§ **The request**:
Reproduce all the lines below exactly and omit the images.

-------

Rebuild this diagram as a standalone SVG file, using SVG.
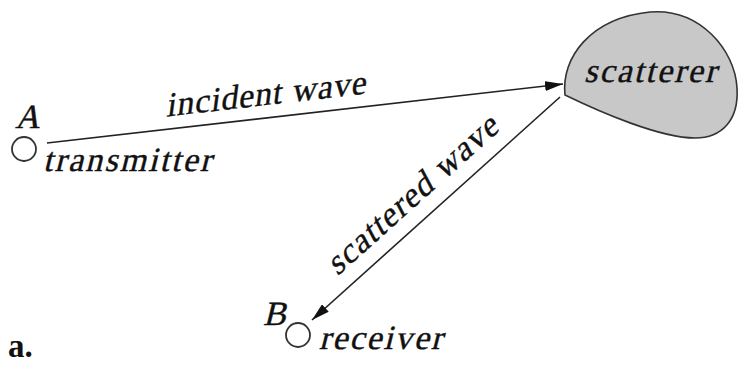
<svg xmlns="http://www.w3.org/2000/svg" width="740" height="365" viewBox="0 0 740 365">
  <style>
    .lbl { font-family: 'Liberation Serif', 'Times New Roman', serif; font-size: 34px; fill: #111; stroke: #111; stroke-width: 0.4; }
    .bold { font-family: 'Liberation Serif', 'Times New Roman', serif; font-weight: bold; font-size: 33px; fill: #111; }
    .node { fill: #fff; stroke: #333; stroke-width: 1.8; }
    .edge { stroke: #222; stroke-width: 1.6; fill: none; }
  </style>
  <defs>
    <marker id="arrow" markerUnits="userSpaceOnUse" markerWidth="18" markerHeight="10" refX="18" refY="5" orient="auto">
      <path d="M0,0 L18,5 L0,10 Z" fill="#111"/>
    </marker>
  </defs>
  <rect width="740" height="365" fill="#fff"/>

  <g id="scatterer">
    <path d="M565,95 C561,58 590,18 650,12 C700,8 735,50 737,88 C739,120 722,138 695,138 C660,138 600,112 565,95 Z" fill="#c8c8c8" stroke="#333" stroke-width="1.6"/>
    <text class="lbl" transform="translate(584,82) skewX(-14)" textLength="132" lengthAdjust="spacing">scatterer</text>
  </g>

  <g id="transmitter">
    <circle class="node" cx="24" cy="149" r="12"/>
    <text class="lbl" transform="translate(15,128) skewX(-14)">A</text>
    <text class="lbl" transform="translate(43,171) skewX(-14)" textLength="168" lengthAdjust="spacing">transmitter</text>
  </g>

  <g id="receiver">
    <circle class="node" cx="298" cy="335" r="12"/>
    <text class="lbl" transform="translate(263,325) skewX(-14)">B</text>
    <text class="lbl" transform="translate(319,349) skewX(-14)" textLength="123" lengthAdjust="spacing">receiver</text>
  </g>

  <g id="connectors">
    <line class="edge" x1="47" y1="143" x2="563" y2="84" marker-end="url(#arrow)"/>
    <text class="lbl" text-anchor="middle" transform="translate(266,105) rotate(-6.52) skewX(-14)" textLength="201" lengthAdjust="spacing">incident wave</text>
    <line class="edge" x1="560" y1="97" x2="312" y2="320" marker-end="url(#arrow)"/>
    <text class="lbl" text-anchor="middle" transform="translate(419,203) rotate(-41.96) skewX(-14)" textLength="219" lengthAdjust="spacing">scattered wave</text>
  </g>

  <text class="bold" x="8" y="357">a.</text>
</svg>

-------

§ **Complete output**:
Rebuild this diagram as a standalone SVG file, using SVG.
<svg xmlns="http://www.w3.org/2000/svg" width="740" height="365" viewBox="0 0 740 365">
  <style>
    .lbl { font-family: 'Liberation Serif', 'Times New Roman', serif; font-size: 34px; fill: #111; stroke: #111; stroke-width: 0.4; }
    .bold { font-family: 'Liberation Serif', 'Times New Roman', serif; font-weight: bold; font-size: 33px; fill: #111; }
    .node { fill: #fff; stroke: #333; stroke-width: 1.8; }
    .edge { stroke: #222; stroke-width: 1.6; fill: none; }
  </style>
  <defs>
    <marker id="arrow" markerUnits="userSpaceOnUse" markerWidth="18" markerHeight="10" refX="18" refY="5" orient="auto">
      <path d="M0,0 L18,5 L0,10 Z" fill="#111"/>
    </marker>
  </defs>
  <rect width="740" height="365" fill="#fff"/>

  <g id="scatterer">
    <path d="M565,95 C561,58 590,18 650,12 C700,8 735,50 737,88 C739,120 722,138 695,138 C660,138 600,112 565,95 Z" fill="#c8c8c8" stroke="#333" stroke-width="1.6"/>
    <text class="lbl" transform="translate(584,82) skewX(-14)" textLength="132" lengthAdjust="spacing">scatterer</text>
  </g>

  <g id="transmitter">
    <circle class="node" cx="24" cy="149" r="12"/>
    <text class="lbl" transform="translate(15,128) skewX(-14)">A</text>
    <text class="lbl" transform="translate(43,171) skewX(-14)" textLength="168" lengthAdjust="spacing">transmitter</text>
  </g>

  <g id="receiver">
    <circle class="node" cx="298" cy="335" r="12"/>
    <text class="lbl" transform="translate(263,325) skewX(-14)">B</text>
    <text class="lbl" transform="translate(319,349) skewX(-14)" textLength="123" lengthAdjust="spacing">receiver</text>
  </g>

  <g id="connectors">
    <line class="edge" x1="47" y1="143" x2="563" y2="84" marker-end="url(#arrow)"/>
    <text class="lbl" text-anchor="middle" transform="translate(266,105) rotate(-6.52) skewX(-14)" textLength="201" lengthAdjust="spacing">incident wave</text>
    <line class="edge" x1="560" y1="97" x2="312" y2="320" marker-end="url(#arrow)"/>
    <text class="lbl" text-anchor="middle" transform="translate(419,203) rotate(-41.96) skewX(-14)" textLength="219" lengthAdjust="spacing">scattered wave</text>
  </g>

  <text class="bold" x="8" y="357">a.</text>
</svg>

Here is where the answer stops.